The tool the Zen student uses while interacting with the world is labled “mindfulness”.  Unfortunately, we do not have a word for the the activity the AT student uses.  Rebecca Ferguson uses the term “physically based mindfulness”.   Although this seems like a bit of an oxymoron, I have no better suggestion.
Clearly these practices - the Zen “mind based” practice and the AT “body based” practice are complementary and can be used concurrently.  Ultimately, they are two ways to approach the same activity.  And the more advanced student, instead of going in and out to process, will practice them continuously.
They are not, however, equivalent.  The tools practiced by AT student are far more effective at anchoring the student.  The reasoning behind this is too involved to discuss here, but I hope to present the argument in a subsequent article.   By understanding the principals and applying the two tools provided by the AT, the Zen student will be far more able to express their fundamental understanding and wishes in everyday life.
And this of critical importance.
Western Buddhist did not invent the concept of bringing their practice into social, environmental and political spheres, but they did give it the name “socially engaged Buddhism”.  I suspect that it was not emphasized by the first generation Japanese Zen teachers because of the shame they may have felt related to the Buddhist participation in the Japanese WWII efforts.  In any event, socially engaged Buddhism is a growing force within the contemporary western Zen community.  American Zen practitioners generally feel the strong urge to work towards social, environmental and political justice.
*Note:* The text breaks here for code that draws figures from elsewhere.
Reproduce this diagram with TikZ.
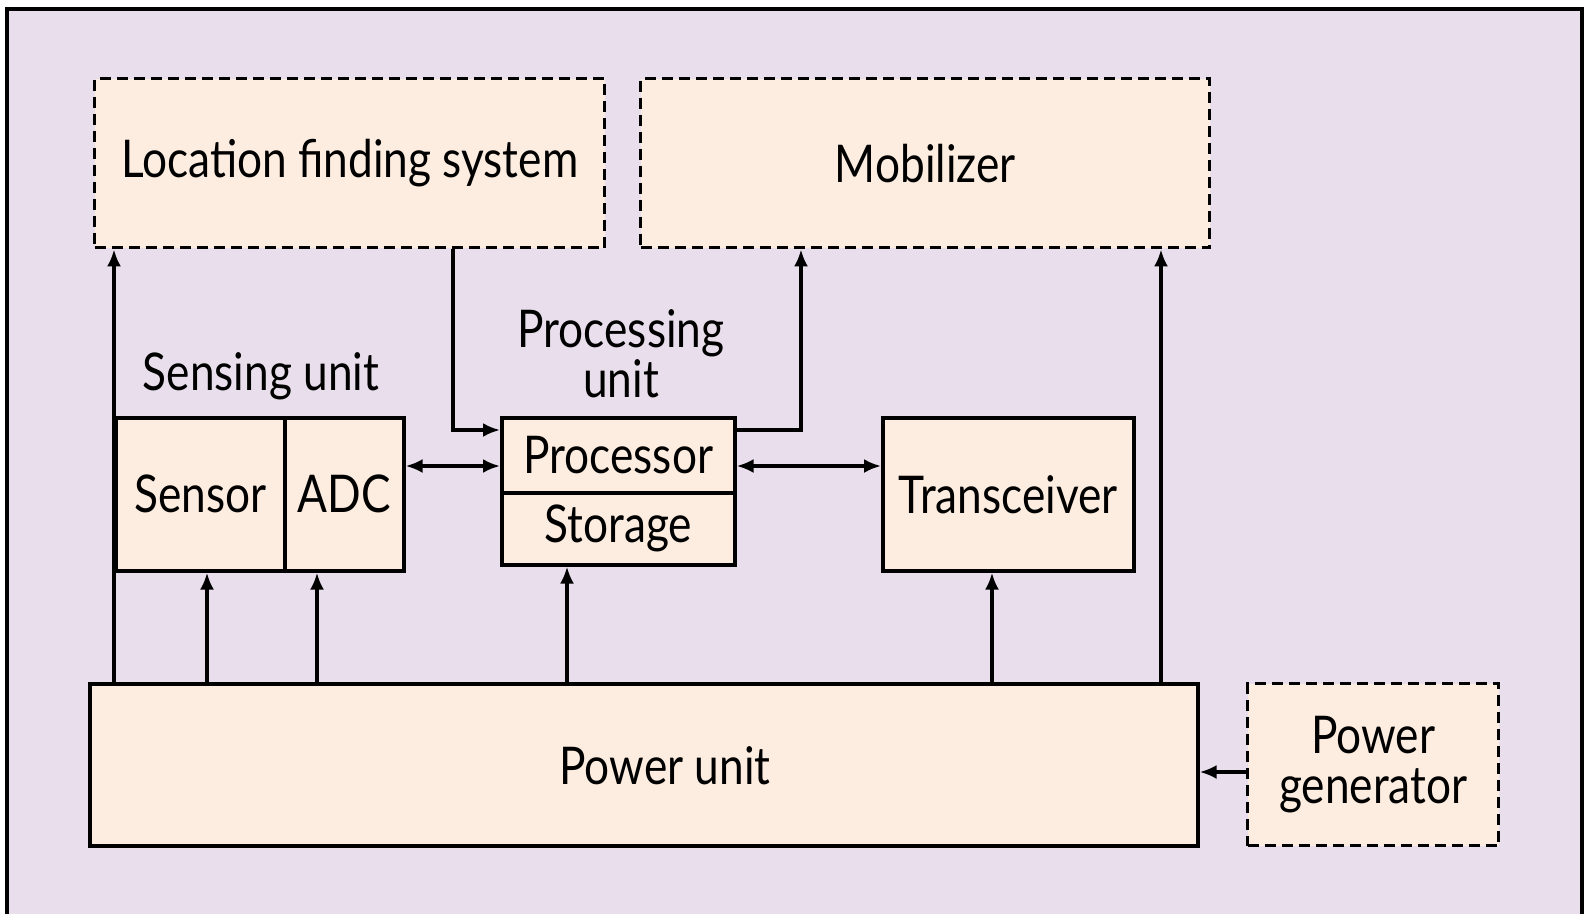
\documentclass[tikz,border=0pt]{standalone}
\usepackage{fontspec}
\setmainfont{Lato}[FakeStretch=0.85]
\usetikzlibrary{arrows.meta}
\definecolor{bg}{RGB}{233,223,236}
\definecolor{boxfill}{RGB}{253,237,224}
\begin{document}
\begin{tikzpicture}[x=1pt,y=-1pt,
  box/.style={draw=black, line width=3.6pt, fill=boxfill, inner sep=0pt, anchor=north west, font=\fontsize{52}{52}\selectfont},
  dbox/.style={box, line width=3.4pt, dash pattern=on 11pt off 6pt},
  tip/.tip={Latex[length=17pt,width=14pt]},
  arr/.style={line width=3.2pt, -tip},
  darr/.style={line width=3.2pt, tip-tip},
  lbl/.style={font=\fontsize{52}{50}\selectfont, align=center, inner sep=0pt}]

\useasboundingbox (0,0) rectangle (1585,914);
\fill[white] (0,0) rectangle (1585,914);
\fill[bg] (7,9) rectangle (1582,914);
\draw[line width=3.6pt] (7,914) -- (7,9) -- (1582,9) -- (1582,914);

\node[dbox, minimum width=510pt, minimum height=169pt] (lfs) at (93,77) {Location finding system};
\node[dbox, minimum width=569pt, minimum height=169pt] (mob) at (639,77) {Mobilizer};
\node[box, minimum width=169pt, minimum height=153pt] (sensor) at (114,416) {Sensor};
\node[box, minimum width=119pt, minimum height=153pt] (adc) at (283,416) {ADC};
\node[box, minimum width=233pt, minimum height=75pt] (proc) at (500,416) {Processor};
\node[box, minimum width=233pt, minimum height=72pt] (stor) at (500,491) {Storage};
\node[box, minimum width=251pt, minimum height=153pt] (trans) at (881,416) {Transceiver};
\node[box, minimum width=1108pt, minimum height=162pt] (pu) at (88,682) {};
\node[lbl] (putext) at (665,766) {Power unit};
\node[dbox, minimum width=251pt, minimum height=162pt, align=center, font=\fontsize{52}{50}\selectfont] (pg) at (1246,682) {Power\\generator};

\node[lbl] (sensing) at (261,376) {Sensing unit};
\node[lbl] (processing) at (621,354) {Processing\\unit};

\coordinate (xa) at (114,0);
\coordinate (xb) at (207,0);
\coordinate (xc) at (317,0);
\coordinate (xd) at (567,0);
\coordinate (xe) at (992,0);
\coordinate (xf) at (1161,0);
\coordinate (c1) at (453,430);
\coordinate (c2) at (801,430);
\coordinate (c3) at (0,466);
\coordinate (c4) at (0,772);

\draw[arr] (pu.north -| xa) -- (lfs.south -| xa);
\draw[arr] (pu.north -| xb) -- (sensor.south -| xb);
\draw[arr] (pu.north -| xc) -- (adc.south -| xc);
\draw[arr] (pu.north -| xd) -- (stor.south -| xd);
\draw[arr] (pu.north -| xe) -- (trans.south -| xe);
\draw[arr] (pu.north -| xf) -- (mob.south -| xf);
\draw[arr] (lfs.south -| c1) |- (proc.west |- c1);
\draw[arr] (proc.east |- c2) -| (mob.south -| c2);
\draw[darr] (adc.east |- c3) -- (proc.west |- c3);
\draw[darr] (proc.east |- c3) -- (trans.west |- c3);
\draw[arr] (pg.west |- c4) -- (pu.east |- c4);
\end{tikzpicture}
\end{document}
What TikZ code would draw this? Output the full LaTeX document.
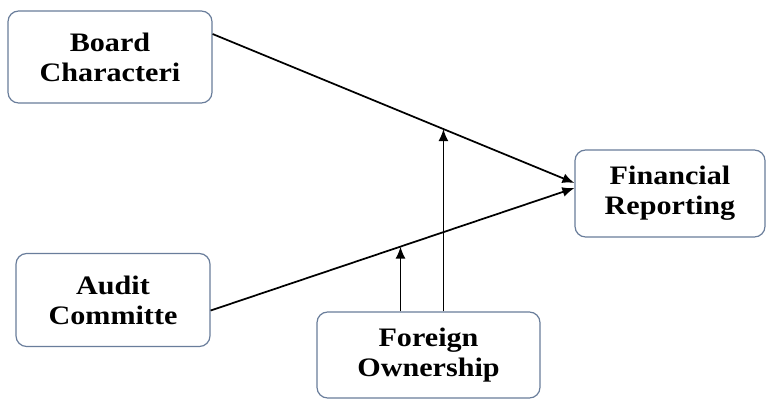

Zen student have a unique approach to social change.  It is based on the Zen emphasis on immediacy.  Although it does not negate the need for thoughtful planning, the emphasis remains on what the Zen student is doing RIGHT NOW!  Rather than being attached to bringing about some utopian society in the distant future, the socially engaged Zen student focuses on acting in the present moment.  The Zen student strives to bring the whole of ones heart felt intent to bear on every situation, moment after moment.  This is challenging in the most favorable of environments, but in endeavoring to help the neediest, Zen student can find themselves in extremely stressful environments.  Zen students will need the best tools to enable them to bring their their fundamental intention to bear, and not fall back on their self-centered habits.  To learn the importance of the primary control, to loosen the grip of their overexcited fear response and to learn the skill of direction is absolutely essential to success.  They are sure to be very grateful.

In writing this I have tried to explain that the AT teacher can do much more for the Zen student than to help them sit in less pain.  I have suggested that the AT describes how to physically do their central meditation practice.  In addition, I have introduced how the AT will help the Zen student bring their understanding and heartfelt intention to the most stressful situations.  Finally, I have suggested some ideas on how Zen practice can assist the AT student who is interested in exploring inhibition.

It is my hope to encourage AT teacher to reach out to Zen students.  I  am sure you will find them to be among your most appreciative students.